Solution: Work as a team and prioritize your marriage. It is not to say that you can never side with your parents or you can never disagree with your partner but at the end of the day your partner must feel that they have your ultimate support. It helps to see things realistically as well. You cannot expect to have the same relationship with your in-laws as you have with your own parents, and that is okay. You do not need to be extra close to them; you just need to be civil if you find it that difficult to bond. And if something must change with the in-laws, be sure that it is your partner that does the talking since he is their son. Parents are more likely to listen to their own child and actually make a change.
Scenario #5 - Children
This is one of the most touchy subjects that couples often fight about because of how much they just want to do right by their kids. Couples fight about how strict or lenient they should be, when and how to discipline, which type of education they want their kids to have, and all kinds of other issues. We tend to repeat the way our parents were to us and this can cause a lot of conflict because our partner may not agree to a certain way of handling things because of what they have been used to.
Solution: It helps to talk about the way each of you grew up and how your parents were. This way you both can understand why you prefer things to be done a certain way with your own kids and vice versa. Remember, that you do not always have to parent the exact same way; differences can exist. Decide together on which values and principles are most important and commit to responding as a united front. When there are disagreements it is vital that you discuss it out of the children's sight – your arguments are not for them to watch. If you have arguments in front of the kids, they will be more inclined to not listen to either of you or even worse play you against each other to add fuel to the parenting fire.

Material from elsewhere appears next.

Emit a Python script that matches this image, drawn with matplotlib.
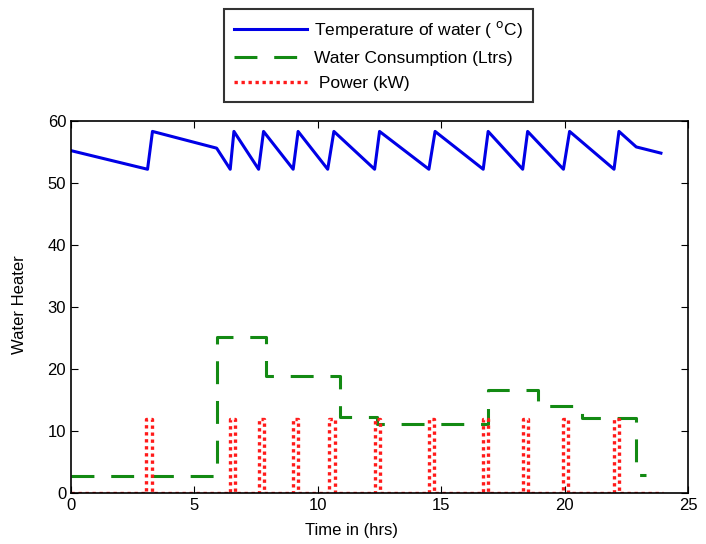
import numpy as np
import matplotlib.pyplot as plt

# ── Data ─────────────────────────────────────────────────────────────────────
temp_t = [0, 3.1, 3.3, 5.9, 6.45, 6.6, 7.6, 7.8, 9.0, 9.2, 10.4, 10.65,
          12.3, 12.5, 14.5, 14.75, 16.7, 16.9, 18.3, 18.5, 19.95, 20.2,
          22.0, 22.2, 22.9, 23.9]
temp_v = [55.2, 52.2, 58.3, 55.6, 52.2, 58.3, 52.2, 58.3, 52.2, 58.3, 52.2,
          58.3, 52.2, 58.3, 52.2, 58.3, 52.2, 58.3, 52.2, 58.3, 52.2, 58.3,
          52.2, 58.3, 55.8, 54.8]

water_edges = [0, 5.9, 7.9, 10.9, 12.4, 16.9, 18.9, 20.7, 22.9, 23.3]
water_vals = [2.8, 25.2, 18.9, 12.2, 11.1, 16.6, 14.1, 12.1, 2.9]

power_start = [3.05, 6.45, 7.6, 9.0, 10.45, 12.3, 14.5, 16.7, 18.3, 19.95, 22.0]
power_end = [3.3, 6.65, 7.8, 9.2, 10.7, 12.5, 14.7, 16.9, 18.5, 20.15, 22.2]
power_level = 12.0
power_span = (0, 24.0)

# ── Build step series ─────────────────────────────────────────────────────────
w_t = np.repeat(water_edges, 2)[1:-1]
w_v = np.repeat(water_vals, 2)

p_t = [power_span[0]]
p_v = [0.0]
for s, e in zip(power_start, power_end):
    p_t += [s, s, e, e]
    p_v += [0.0, power_level, power_level, 0.0]
p_t.append(power_span[1])
p_v.append(0.0)

# ── Plot ──────────────────────────────────────────────────────────────────────
plt.rcParams.update({'font.family': 'Liberation Sans', 'font.size': 12})
fig = plt.figure(figsize=(7.06, 5.44), dpi=100)
ax = fig.add_axes([0.1006, 0.0938, 0.874, 0.684])

ax.plot(temp_t, temp_v, color='#0000e6', linewidth=2.2,
        label='Temperature of water ( $^{\\mathrm{o}}$C)')
ax.plot(w_t, w_v, color='#138a13', linewidth=2.2, dashes=(7.5, 5.5),
        label='Water Consumption (Ltrs)')
ax.plot(p_t, p_v, color='#ff1a1a', linewidth=2.4, linestyle=(0, (1, 1.1)),
        label=' Power (kW)')

ax.set_xlim(0, 25)
ax.set_ylim(0, 60)
ax.set_xticks(np.arange(0, 26, 5))
ax.set_yticks(np.arange(0, 61, 10))
ax.tick_params(direction='in', top=True, right=True, length=5, labelsize=12)
for sp in ax.spines.values():
    sp.set_linewidth(1.2)
ax.set_xlabel('Time in (hrs)')
ax.set_ylabel('Water Heater')
ax.xaxis.set_label_coords(0.454, -0.08)
ax.yaxis.set_label_coords(-0.072, 0.505)

leg = fig.legend(loc='upper center', bbox_to_anchor=(0.536, 1.0),
                 frameon=True, fancybox=False, edgecolor='black',
                 handlelength=4.2, handletextpad=0.4, labelspacing=0.6,
                 borderpad=0.6, fontsize=12.5)
leg.get_frame().set_linewidth(1.5)

fig.savefig('out.png', dpi=100)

Once you reach an agreement, stick to it.
Scenario #6 - Sex
Couples often fight about not having enough sex or not getting enjoyment from sex due to lack of emotional connection. The most common reasons couples say they do not have sex that often is because they are either "too tired" or "not in the mood". Whenever one partner is in the mood and wants to have sex, the other partner often isn't feeling the same way. Lack of sex can eventually lead to feeling distant and sexually dissatisfied and when couples leave this gap in their sex life to go on it creates other problems in the marriage.
Solution: You both must make sex a priority in your marriage. Have an open conversation about how you both can turn each other on more sexually. If fatigue or mood gets in the way, ask each other if there is a time in the day or days in the week where sex would be to your preference the most. When it comes to lacking the emotional connection during sex, again, talk about what is getting in the way of that. Could either of you do something to help each other get that fire going again? Talk it out. It may sound cringing to talk about sex in such a detail, but again, if it's a priority, treat it as such and make time for it.
Conflicts in a marriage are bound to happen, it is just inevitable. And if you do find yourself fighting over any or all of the above subjects, remember that all you need to do is talk it through with your partner until there is a solution you both are happy with. Each time you overcome these conflicts together, your marriage will only get stronger so, push on through, things will be much better after that.